Look, we get it, trust us! We understand everyone has their own way of working out and releasing exhaustion but really… ? Stop being so loud! Maybe one loud huff and puff at an end of a set or that last rep you put up but come on now… not every rep, not every breathe. It’s not attractive. It doesn’t make you look tough, strong or better than anyone else. You look stupid and everyone in the gym would like to shove a 5 pound plate your mouth.
(1). Juice Heads
Yup, of course this is our number one. Any gym that you go to, they are there. These guys throw out words like “bro”, “chief” ,
“son”, in every sentence and you can’t miss it. They love giving everyone their secrets of how they got so jacked and what they do to keep such a great body.
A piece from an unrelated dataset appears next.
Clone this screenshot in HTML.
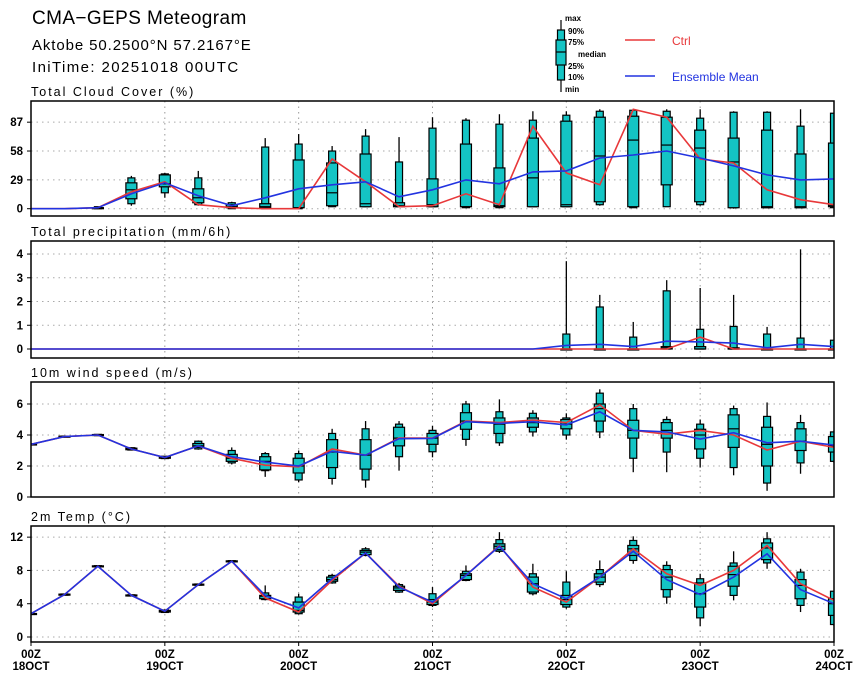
<!DOCTYPE html>
<html><head><meta charset="utf-8"><style>
body{margin:0;background:#fff;}
svg{display:block;font-family:"Liberation Sans",sans-serif;}
.tk{font-size:11.5px;font-weight:bold;fill:#000;}
.pt{font-size:12.5px;fill:#000;letter-spacing:2px;}
</style></head><body>
<svg id="chart" width="860" height="680" viewBox="0 0 860 680" xmlns="http://www.w3.org/2000/svg">
<text x="32" y="24" font-size="19" letter-spacing="0.4">CMA−GEPS Meteogram</text>
<text x="32" y="50" font-size="15" letter-spacing="0.9">Aktobe 50.2500°N 57.2167°E</text>
<text x="32" y="72" font-size="15" letter-spacing="1.4">IniTime: 20251018 00UTC</text>
<g font-size="8" font-weight="bold">
  <line x1="561" y1="20" x2="561" y2="92" stroke="#000" stroke-width="1.2"/>
  <rect x="557.5" y="30" width="7" height="50" fill="#14c4c4" stroke="#000" stroke-width="1.2"/>
  <rect x="556" y="40" width="10" height="25" fill="#14c4c4" stroke="#000" stroke-width="1.2"/>
  <line x1="556" y1="52" x2="566" y2="52" stroke="#000" stroke-width="1.2"/>
  <text x="565" y="21">max</text><text x="568" y="34">90%</text><text x="568" y="45">75%</text>
  <text x="578" y="57">median</text><text x="568" y="69">25%</text><text x="568" y="80">10%</text><text x="565" y="92">min</text>
  <line x1="625" y1="40" x2="655" y2="40" stroke="#e8383a" stroke-width="1.5"/>
  <text x="672" y="45" font-size="12" font-weight="normal" fill="#e8383a">Ctrl</text>
  <line x1="625" y1="76" x2="655" y2="76" stroke="#2233e0" stroke-width="1.5"/>
  <text x="672" y="81" font-size="12" font-weight="normal" fill="#2233e0">Ensemble Mean</text>
</g>
<g id="plots"></g>
</svg>
<script>
// ---- data (25 time steps, every 6h from 18OCT 00Z) ----
const dayLabels = ["18OCT","19OCT","20OCT","21OCT","22OCT","23OCT","24OCT"];
const cloudTicks = [0,29,58,87];
const precipTicks = [0,1,2,3,4];
const windTicks = [0,2,4,6];
const tempTicks = [0,4,8,12];

const cloudCtrl = [0,0,1,17,27,4,1,0,0,50,27,2,3,15,4,83,36,24,100,92,50,46,19,9,4];
const cloudMean = [0,0,1,15,26,13,3,11,20,24,27,12,19,29,25,37,38,51,54,58,51,43,34,29,30];
const cloudMin = [0,0,0,3,11,3,0,0,0,2,2,2,2,1,1,2,2,3,1,2,3,0,1,1,1];
const cloudP10 = [0,0,0,5,16,4,0,0,0,2,2,2,2,1,1,2,2,4,1,2,4,1,1,1,1];
const cloudP25 = [0,0,0,10,22,6,1,1,1,3,2,2,2,2,2,2,2,7,2,24,7,1,1,1,2];
const cloudMed = [0,0,1,19,25,11,2,2,1,16,5,3,4,2,3,31,4,53,69,64,61,47,2,2,3];
const cloudP75 = [0,0,1,26,34,20,4,5,49,46,55,6,30,65,41,71,88,92,93,92,79,71,79,55,66];
const cloudP90 = [0,0,2,31,35,31,6,62,65,58,73,47,81,89,85,89,94,98,99,98,91,97,97,83,96];
const cloudMax = [0,0,2,33,36,38,7,71,75,63,80,72,92,91,95,98,98,100,100,100,100,98,98,100,96];

const precipCtrl = [0,0,0,0,0,0,0,0,0,0,0,0,0,0,0,0,0,0,0,0,0.5,0,0,0,0];
const precipMean = [0,0,0,0,0,0,0,0,0,0,0,0,0,0,0,0,0.15,0.2,0.1,0.33,0.3,0.25,0.05,0.2,0.1];
const precipMin = [0,0,0,0,0,0,0,0,0,0,0,0,0,0,0,0,0,0,0,0,0,0,0,0,0];
const precipP10 = [0,0,0,0,0,0,0,0,0,0,0,0,0,0,0,0,0,0,0,0,0,0,0,0,0];
const precipP25 = [0,0,0,0,0,0,0,0,0,0,0,0,0,0,0,0,0,0,0,0,0,0,0,0,0];
const precipMed = [0,0,0,0,0,0,0,0,0,0,0,0,0,0,0,0,0,0,0,0.05,0,0,0,0,0];
const precipP75 = [0,0,0,0,0,0,0,0,0,0,0,0,0,0,0,0,0,0,0,0.1,0.1,0.05,0,0,0];
const precipP90 = [0,0,0,0,0,0,0,0,0,0,0,0,0,0,0,0,0.63,1.77,0.5,2.45,0.83,0.95,0.63,0.46,0.37];
const precipMax = [0,0,0,0,0,0,0,0,0,0,0,0,0,0,0,0,3.7,2.28,1.14,2.9,2.57,2.28,0.93,4.2,0.4];

const windCtrl = [3.4,3.9,4.0,3.1,2.55,3.3,2.5,2.05,1.95,3.1,2.7,3.8,3.8,4.9,4.8,4.97,4.8,5.94,4.3,4.05,4.3,4.0,3.03,3.6,3.2];
const windMean = [3.4,3.9,4.0,3.1,2.55,3.3,2.6,2.25,2.0,2.95,2.7,3.76,3.78,4.86,4.75,4.86,4.65,5.5,4.3,4.2,3.74,4.15,3.5,3.6,3.35];
const windMin = [3.35,3.85,3.95,3.0,2.45,3.05,2.1,1.3,0.95,0.8,0.6,1.7,2.56,3.3,3.3,3.9,3.7,3.8,1.6,1.6,1.9,1.4,0.4,1.5,2.2];
const windP10 = [3.37,3.87,3.96,3.03,2.48,3.1,2.2,1.7,1.1,1.2,1.1,2.6,2.92,3.72,3.5,4.2,4.0,4.2,2.5,2.9,2.5,1.9,0.9,2.2,2.3];
const windP25 = [3.38,3.88,3.97,3.05,2.5,3.2,2.3,1.75,1.55,1.9,1.8,3.3,3.4,4.37,4.1,4.5,4.4,4.9,3.8,3.8,3.1,3.2,2.0,3.0,2.9];
const windMed = [3.4,3.9,4.0,3.1,2.55,3.3,2.5,2.3,2.0,2.9,2.7,3.8,3.8,4.9,4.7,4.8,4.7,5.7,4.3,4.3,4.0,4.4,3.4,3.6,3.3];
const windP75 = [3.42,3.92,4.03,3.15,2.6,3.45,2.75,2.6,2.5,3.7,3.7,4.5,4.1,5.44,5.1,5.1,5.0,6.0,4.95,4.8,4.37,5.3,4.5,4.4,3.9];
const windP90 = [3.43,3.93,4.04,3.18,2.63,3.6,3.0,2.8,2.8,4.1,4.4,4.7,4.3,6.0,5.5,5.4,5.1,6.7,5.7,5.0,4.7,5.7,5.2,4.8,4.2];
const windMax = [3.45,3.95,4.05,3.2,2.65,3.65,3.2,2.9,3.0,4.4,4.9,4.9,4.6,6.2,6.3,5.6,5.4,6.95,6.0,5.2,5.0,5.9,6.1,5.3,4.3];

const tempCtrl = [2.8,5.1,8.5,5.0,3.1,6.3,9.1,4.7,3.0,6.8,10.1,6.1,4.0,7.4,11.0,6.0,4.2,7.2,10.6,7.6,6.2,8.0,11.0,6.4,4.4];
const tempMean = [2.8,5.1,8.5,5.0,3.1,6.3,9.1,5.0,3.5,7.0,10.1,6.0,4.2,7.4,10.9,6.4,4.6,7.2,10.3,6.9,5.1,7.2,10.0,5.7,4.0];
const tempMin = [2.75,5.0,8.4,4.9,2.9,6.2,9.0,4.4,2.7,6.4,9.7,5.3,3.6,6.7,10.1,5.0,3.4,6.0,8.8,4.0,1.3,4.4,8.2,3.0,1.3];
const tempP10 = [2.77,5.03,8.43,4.93,2.95,6.23,9.03,4.5,2.8,6.5,9.8,5.4,3.8,6.8,10.3,5.2,3.6,6.3,9.2,4.8,2.3,5.0,8.9,3.8,1.5];
const tempP25 = [2.78,5.05,8.45,4.95,3.0,6.25,9.05,4.6,3.0,6.7,9.9,5.6,3.9,6.9,10.5,5.4,3.9,6.6,9.8,5.7,3.6,6.1,9.3,4.6,2.6];
const tempMed = [2.8,5.1,8.5,5.0,3.1,6.3,9.1,4.9,3.2,6.9,10.2,5.9,4.2,7.4,10.9,6.4,4.5,7.2,10.6,7.2,5.2,7.5,10.7,6.2,4.0];
const tempP75 = [2.82,5.15,8.55,5.05,3.2,6.35,9.15,5.0,4.2,7.2,10.4,6.1,4.5,7.6,11.2,7.2,5.0,7.6,11.0,8.1,6.5,8.5,11.3,6.9,4.6];
const tempP90 = [2.83,5.17,8.57,5.07,3.25,6.37,9.17,5.3,4.8,7.4,10.6,6.3,5.2,7.9,11.7,7.6,6.6,8.1,11.6,8.6,7.0,8.9,11.8,7.8,5.5];
const tempMax = [2.85,5.2,8.6,5.1,3.3,6.4,9.2,6.2,5.2,7.6,10.8,6.5,6.0,8.6,12.6,8.8,7.9,9.2,12.1,9.1,7.6,10.3,12.6,8.2,5.5];

// ---- layout ----
const X0 = 31, X1 = 834, N = 25;
function xAt(i){ return X0 + (X1 - X0) * i / (N - 1); }
const NS = "http://www.w3.org/2000/svg";
const root = document.getElementById('plots');
function el(tag, attrs, parent){
  const e = document.createElementNS(NS, tag);
  for (const k in attrs) e.setAttribute(k, attrs[k]);
  (parent || root).appendChild(e);
  return e;
}
const panels = [
  {name:"cloud", title:"Total Cloud Cover (%)", top:101, bot:216, vmax:108.3, zeroY:208.7, ticks:cloudTicks,
   ctrl:cloudCtrl, mean:cloudMean, bx:[cloudMin,cloudP10,cloudP25,cloudMed,cloudP75,cloudP90,cloudMax]},
  {name:"precip", title:"Total precipitation (mm/6h)", top:241, bot:358, vmax:4.55, zeroY:349, ticks:precipTicks,
   ctrl:precipCtrl, mean:precipMean, bx:[precipMin,precipP10,precipP25,precipMed,precipP75,precipP90,precipMax]},
  {name:"wind", title:"10m wind speed (m/s)", top:382, bot:497, vmax:7.42, zeroY:497, ticks:windTicks,
   ctrl:windCtrl, mean:windMean, bx:[windMin,windP10,windP25,windMed,windP75,windP90,windMax]},
  {name:"temp", title:"2m Temp (°C)", top:526, bot:642, vmax:13.34, zeroY:637, ticks:tempTicks,
   ctrl:tempCtrl, mean:tempMean, bx:[tempMin,tempP10,tempP25,tempMed,tempP75,tempP90,tempMax]}
];
panels.forEach((p, pi) => {
  const scale = (p.zeroY - p.top) / p.vmax;
  const yAt = v => p.zeroY - v * scale;
  const g = el('g', {});
  
  
  const clipId = 'clip' + pi;
  const cp = el('clipPath', {id: clipId}, g);
  el('rect', {x: X0, y: p.top, width: X1 - X0, height: p.bot - p.top}, cp);
  const t = el('text', {x: 31, y: p.top - 5, class: 'pt'}, g);
  t.textContent = p.title;
  
  
  for (let d = 1; d < 6; d++) {
    const gl = el('line', {x1: xAt(d*4), x2: xAt(d*4), y1: p.top, y2: p.bot, stroke: '#999', 'stroke-dasharray': '1.5,4', 'stroke-width': 1}, g);
    
    
  }
  p.ticks.forEach(v => {
    const y = yAt(v);
    const hl = el('line', {x1: X0, x2: X1, y1: y, y2: y, stroke: '#aaa', 'stroke-dasharray': '1.5,4', 'stroke-width': 1}, g);
    
    
    el('line', {x1: X0 - 4, x2: X0, y1: y, y2: y, stroke: '#000', 'stroke-width': 1}, g);
    const lb = el('text', {x: X0 - 8, y: y + 4, class: 'tk', 'text-anchor': 'end'}, g);
    lb.textContent = v;
    
    
  });
  const cg = el('g', {'clip-path': 'url(#' + clipId + ')'}, g);
  for (let i = 0; i < N; i++) {
    const [mn, p10, p25, md, p75, p90, mx] = p.bx.map(a => a[i]);
    if (mx <= 0) continue;
    const x = xAt(i);
    const bg = el('g', {}, cg);
    
    
    el('line', {x1: x, x2: x, y1: yAt(mx), y2: yAt(mn), stroke: '#000', 'stroke-width': 1.3}, bg);
    el('rect', {x: x - 3.5, y: yAt(p90), width: 7, height: Math.max(1, yAt(p10) - yAt(p90)), fill: '#14c4c4', stroke: '#000', 'stroke-width': 1.2}, bg);
    el('rect', {x: x - 5.5, y: yAt(p75), width: 11, height: Math.max(1, yAt(p25) - yAt(p75)), fill: '#14c4c4', stroke: '#000', 'stroke-width': 1.2}, bg);
    el('line', {x1: x - 5.5, x2: x + 5.5, y1: yAt(md), y2: yAt(md), stroke: '#000', 'stroke-width': 1.2}, bg);
  }
  const ptsC = p.ctrl.map((v, i) => xAt(i).toFixed(1) + ',' + yAt(v).toFixed(1)).join(' ');
  const lc = el('polyline', {points: ptsC, fill: 'none', stroke: '#e8383a', 'stroke-width': 1.6}, cg);
  
  
  const ptsM = p.mean.map((v, i) => xAt(i).toFixed(1) + ',' + yAt(v).toFixed(1)).join(' ');
  const lm = el('polyline', {points: ptsM, fill: 'none', stroke: '#2233e0', 'stroke-width': 1.6}, cg);
  
  
  const fr = el('rect', {x: X0, y: p.top, width: X1 - X0, height: p.bot - p.top, fill: 'none', stroke: '#000', 'stroke-width': 1.5}, g);
  
  
  if (pi === 3) {
    dayLabels.forEach((d, k) => {
      const x = xAt(k * 4);
      el('line', {x1: x, x2: x, y1: p.bot, y2: p.bot + 4, stroke: '#000', 'stroke-width': 1}, g);
      const a = el('text', {x: x, y: 658, class: 'tk', 'text-anchor': 'middle', 'font-size': '10'}, g);
      a.textContent = '00Z';
      
      
      const b = el('text', {x: x, y: 670, class: 'tk', 'text-anchor': 'middle', 'font-size': '10'}, g);
      b.textContent = d;
      
      
    });
  }
});
</script>
</body></html>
They will probably be wearing nipple shirts (which are tank tops that barely cover their nipples) They claim to workout by the book and do everything the right way so if they see you working out incorrectly they will fix your posture or form. They love to try to intimidate gym goers but realistically these guys are non-violent soft girly men who enjoy trying to look tough rather than just be themselves. Some are good and some aren’t.
Now if you run into a woman juice head…then you are in trouble. We don’t quite have a name for these women but be aware that they are out there and love attacking people the same way.